Readings:
- Chapter 1 of Susan Brownmiller’s Against Our Will
- “Rape, Racism, and the White Women’s Movement” by Alison Edwards
- “#ThemToo” by Judith Levine
Questions:
Central to the disagreement between Brownmiller and Edwards is, on the one hand, how to approach the intersection between patriarchy and racial capitalism, and on the other, the prescribed response to acts of sexual violence. These disagreements have important consequences for the kinds of campaigns and activities we do in YDSA.
- Brownmiller defines rape as the “conscious process of intimidation by which all men keep all women in a state of fear”. In groups of two, discuss how fear as a tool is connected to socialist feminism. Then, discuss all together.

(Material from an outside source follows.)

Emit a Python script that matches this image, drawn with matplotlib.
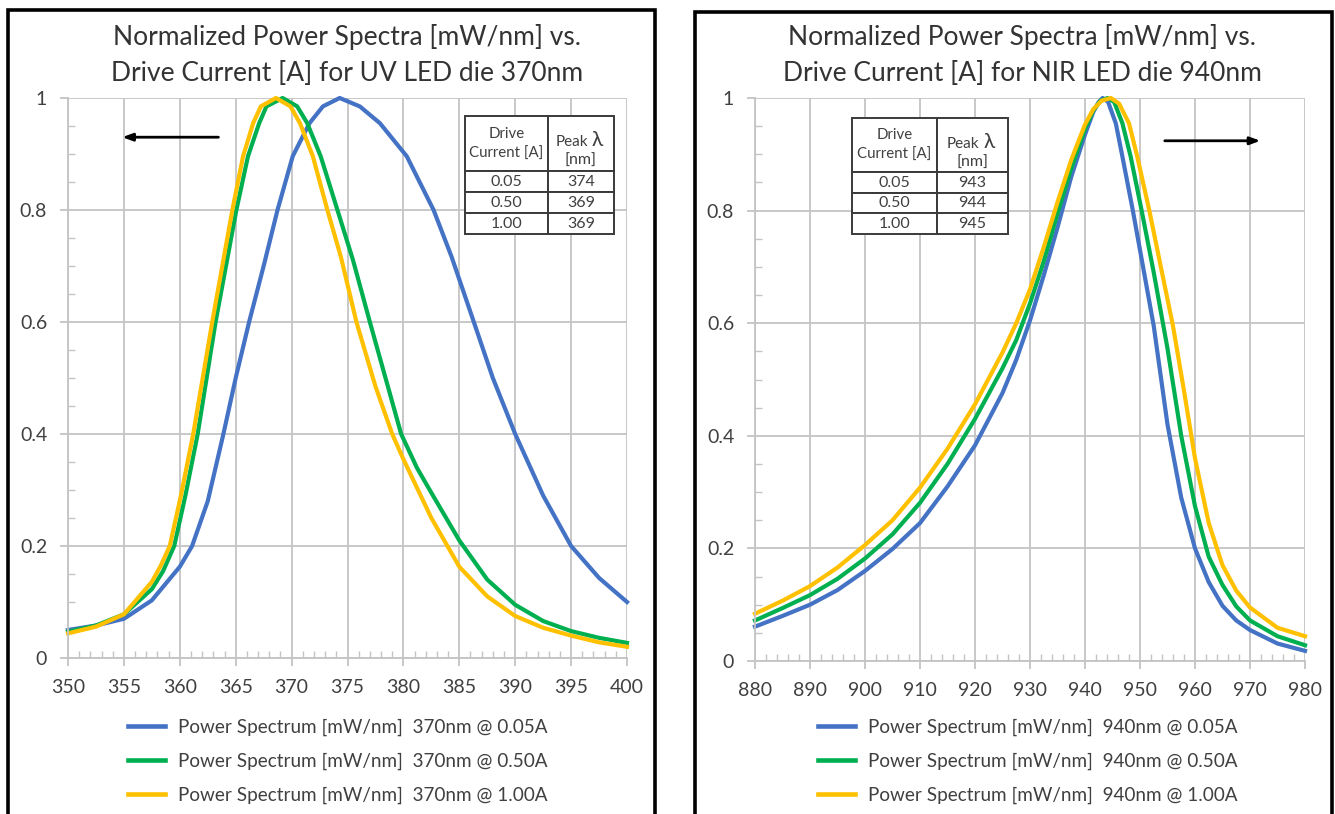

- [Note to facilitator: consider distributing print-outs of this quote beforehand]
Edwards writes, “To Black women over the years, the fight has been for survival of their families and survival of Black people generally. Black women have almost unanimously agreed that their liberation as women depends on improvement of life in their communities and cannot be won apart from the liberation of Black men. A movement that does not take this into account will not win Black women. And a women’s movement without Black women will not free itself of bourgeois domination and become a revolutionary movement. In fact, a white women’s movement that does not align itself with Black women’s struggle for liberation cannot be considered a women’s movement at all.” Discuss this quote as a group.- What experiences have brought non-cis-men together and what instances have we seen a lack of solidarity among non-cis-men?

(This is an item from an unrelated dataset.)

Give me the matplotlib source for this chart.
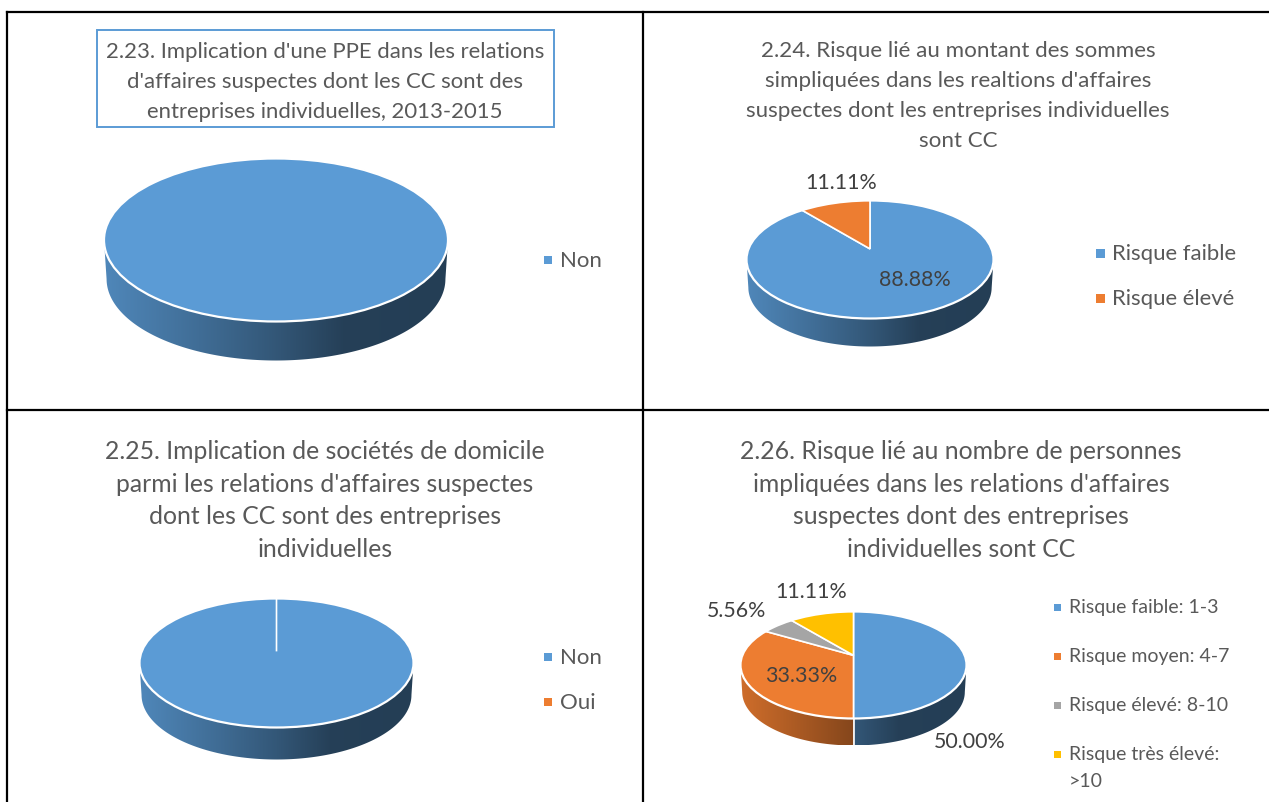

- Listen to the following short interview with Rosalinda Guillen, “Sexual Assault and Farmworkers”
- Why do low-wage and immigrant workers often find themselves most vulnerable to workplace sexual harassment?
- What does the case of workplace retaliation and the power to counter it say about the relationship between fear, sexual violence, the working class, and unions?
- How can these fights against retaliation against survivors of sexual violence create gains that extend beyond the fight against sexual violence?
- How else can the labor movement champion the rights of its non-cis-men workers?